» Task brief
In the listing below, locate the lines bearing the word "that". Copy every one of them.

» Given data
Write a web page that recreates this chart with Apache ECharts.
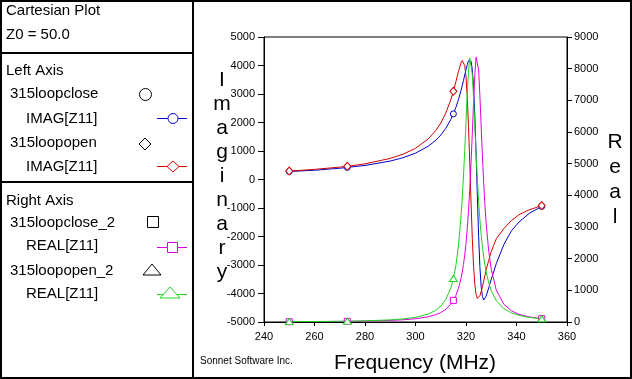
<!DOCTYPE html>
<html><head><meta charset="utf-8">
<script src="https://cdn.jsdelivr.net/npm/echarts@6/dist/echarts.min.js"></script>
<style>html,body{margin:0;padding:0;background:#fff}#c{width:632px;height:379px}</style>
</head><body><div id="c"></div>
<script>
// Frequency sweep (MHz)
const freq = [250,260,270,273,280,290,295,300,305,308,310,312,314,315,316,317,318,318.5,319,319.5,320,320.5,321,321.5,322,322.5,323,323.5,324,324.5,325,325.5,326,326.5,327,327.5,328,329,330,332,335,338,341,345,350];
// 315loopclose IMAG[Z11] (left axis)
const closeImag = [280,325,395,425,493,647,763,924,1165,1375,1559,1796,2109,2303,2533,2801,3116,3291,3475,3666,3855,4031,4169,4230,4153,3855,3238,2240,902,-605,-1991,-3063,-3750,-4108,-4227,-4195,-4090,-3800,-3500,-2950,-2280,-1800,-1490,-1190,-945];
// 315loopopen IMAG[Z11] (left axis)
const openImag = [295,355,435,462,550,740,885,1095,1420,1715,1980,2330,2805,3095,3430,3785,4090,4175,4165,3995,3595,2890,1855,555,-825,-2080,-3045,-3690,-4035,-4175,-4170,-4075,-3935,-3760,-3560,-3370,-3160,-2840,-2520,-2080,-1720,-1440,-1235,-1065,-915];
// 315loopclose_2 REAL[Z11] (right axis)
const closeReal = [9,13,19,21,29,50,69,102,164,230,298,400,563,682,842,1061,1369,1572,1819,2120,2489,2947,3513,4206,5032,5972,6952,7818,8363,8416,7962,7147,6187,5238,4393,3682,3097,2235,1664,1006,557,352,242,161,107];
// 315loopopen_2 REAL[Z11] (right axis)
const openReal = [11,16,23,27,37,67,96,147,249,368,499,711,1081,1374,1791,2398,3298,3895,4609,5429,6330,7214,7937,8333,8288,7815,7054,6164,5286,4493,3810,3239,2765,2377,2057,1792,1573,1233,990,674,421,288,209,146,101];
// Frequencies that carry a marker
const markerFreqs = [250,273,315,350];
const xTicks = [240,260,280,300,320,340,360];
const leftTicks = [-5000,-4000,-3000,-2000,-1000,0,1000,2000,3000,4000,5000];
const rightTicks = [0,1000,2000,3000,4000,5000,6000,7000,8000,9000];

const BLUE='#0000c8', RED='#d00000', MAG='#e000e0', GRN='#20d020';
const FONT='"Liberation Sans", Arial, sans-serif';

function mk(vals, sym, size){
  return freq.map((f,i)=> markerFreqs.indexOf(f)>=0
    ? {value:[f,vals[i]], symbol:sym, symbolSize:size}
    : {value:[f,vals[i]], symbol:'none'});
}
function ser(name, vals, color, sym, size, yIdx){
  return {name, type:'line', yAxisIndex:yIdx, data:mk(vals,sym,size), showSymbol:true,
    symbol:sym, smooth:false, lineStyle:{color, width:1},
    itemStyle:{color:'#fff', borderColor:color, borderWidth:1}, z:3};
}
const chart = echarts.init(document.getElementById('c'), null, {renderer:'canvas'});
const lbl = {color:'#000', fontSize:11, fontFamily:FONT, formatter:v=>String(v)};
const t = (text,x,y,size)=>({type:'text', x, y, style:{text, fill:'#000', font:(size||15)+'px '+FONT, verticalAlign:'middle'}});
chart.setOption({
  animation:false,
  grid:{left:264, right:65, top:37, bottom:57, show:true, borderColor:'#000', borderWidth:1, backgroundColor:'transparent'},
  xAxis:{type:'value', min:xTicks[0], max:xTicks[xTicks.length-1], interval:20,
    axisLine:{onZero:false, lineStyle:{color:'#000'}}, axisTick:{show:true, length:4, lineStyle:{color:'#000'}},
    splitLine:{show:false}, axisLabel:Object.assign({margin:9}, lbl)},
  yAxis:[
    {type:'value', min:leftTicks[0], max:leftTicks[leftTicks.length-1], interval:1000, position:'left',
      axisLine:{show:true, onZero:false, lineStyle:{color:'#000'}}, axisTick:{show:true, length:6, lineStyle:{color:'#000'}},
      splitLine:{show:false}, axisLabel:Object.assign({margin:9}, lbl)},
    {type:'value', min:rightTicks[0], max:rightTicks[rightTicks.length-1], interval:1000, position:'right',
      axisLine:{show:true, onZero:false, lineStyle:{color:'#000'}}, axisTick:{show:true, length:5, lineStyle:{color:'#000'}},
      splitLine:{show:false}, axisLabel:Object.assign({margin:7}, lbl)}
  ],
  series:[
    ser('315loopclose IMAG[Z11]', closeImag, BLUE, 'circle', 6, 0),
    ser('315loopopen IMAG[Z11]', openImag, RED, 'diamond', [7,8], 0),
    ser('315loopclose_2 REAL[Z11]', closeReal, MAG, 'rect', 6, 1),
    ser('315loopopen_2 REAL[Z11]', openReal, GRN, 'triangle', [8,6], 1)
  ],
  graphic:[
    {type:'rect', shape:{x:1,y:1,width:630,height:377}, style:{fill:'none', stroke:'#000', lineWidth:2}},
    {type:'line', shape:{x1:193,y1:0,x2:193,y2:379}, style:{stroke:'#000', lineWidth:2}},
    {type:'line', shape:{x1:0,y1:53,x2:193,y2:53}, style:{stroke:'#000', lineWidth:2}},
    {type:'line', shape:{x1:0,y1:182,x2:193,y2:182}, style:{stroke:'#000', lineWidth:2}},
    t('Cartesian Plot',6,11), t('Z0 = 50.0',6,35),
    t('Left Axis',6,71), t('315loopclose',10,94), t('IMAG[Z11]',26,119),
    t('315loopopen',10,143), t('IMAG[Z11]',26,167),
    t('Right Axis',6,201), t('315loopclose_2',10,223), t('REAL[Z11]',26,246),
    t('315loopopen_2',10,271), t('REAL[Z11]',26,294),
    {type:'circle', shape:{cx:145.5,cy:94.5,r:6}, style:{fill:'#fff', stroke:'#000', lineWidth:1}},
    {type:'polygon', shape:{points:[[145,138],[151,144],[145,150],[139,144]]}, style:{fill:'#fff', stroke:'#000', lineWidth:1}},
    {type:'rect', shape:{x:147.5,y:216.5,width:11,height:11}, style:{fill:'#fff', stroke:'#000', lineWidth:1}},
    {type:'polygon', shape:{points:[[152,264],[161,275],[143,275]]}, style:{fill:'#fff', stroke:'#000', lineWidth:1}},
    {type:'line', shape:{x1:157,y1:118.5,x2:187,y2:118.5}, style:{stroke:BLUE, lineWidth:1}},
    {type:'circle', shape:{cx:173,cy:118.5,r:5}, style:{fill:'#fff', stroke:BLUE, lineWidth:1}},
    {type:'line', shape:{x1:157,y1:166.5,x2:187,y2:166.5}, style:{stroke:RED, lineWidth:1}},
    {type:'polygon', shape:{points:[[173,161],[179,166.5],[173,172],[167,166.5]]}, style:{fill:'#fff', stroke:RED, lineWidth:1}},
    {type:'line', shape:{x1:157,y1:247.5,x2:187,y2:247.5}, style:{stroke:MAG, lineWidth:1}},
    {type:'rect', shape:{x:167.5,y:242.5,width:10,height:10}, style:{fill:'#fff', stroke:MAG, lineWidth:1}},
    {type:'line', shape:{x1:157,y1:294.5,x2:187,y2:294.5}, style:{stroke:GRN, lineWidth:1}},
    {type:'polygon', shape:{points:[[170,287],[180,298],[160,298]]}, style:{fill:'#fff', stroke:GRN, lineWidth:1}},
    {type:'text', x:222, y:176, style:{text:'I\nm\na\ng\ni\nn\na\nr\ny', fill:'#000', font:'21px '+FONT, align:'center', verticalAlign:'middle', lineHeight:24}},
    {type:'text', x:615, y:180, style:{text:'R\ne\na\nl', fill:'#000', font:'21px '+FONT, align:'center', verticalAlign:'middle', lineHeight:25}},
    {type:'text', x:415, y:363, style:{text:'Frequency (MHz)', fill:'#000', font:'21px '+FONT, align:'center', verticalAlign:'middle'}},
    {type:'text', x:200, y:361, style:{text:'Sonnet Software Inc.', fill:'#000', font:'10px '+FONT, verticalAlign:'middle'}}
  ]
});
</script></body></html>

» Task solution
Write a web page that recreates this chart with Apache ECharts.
// Frequencies that carry a marker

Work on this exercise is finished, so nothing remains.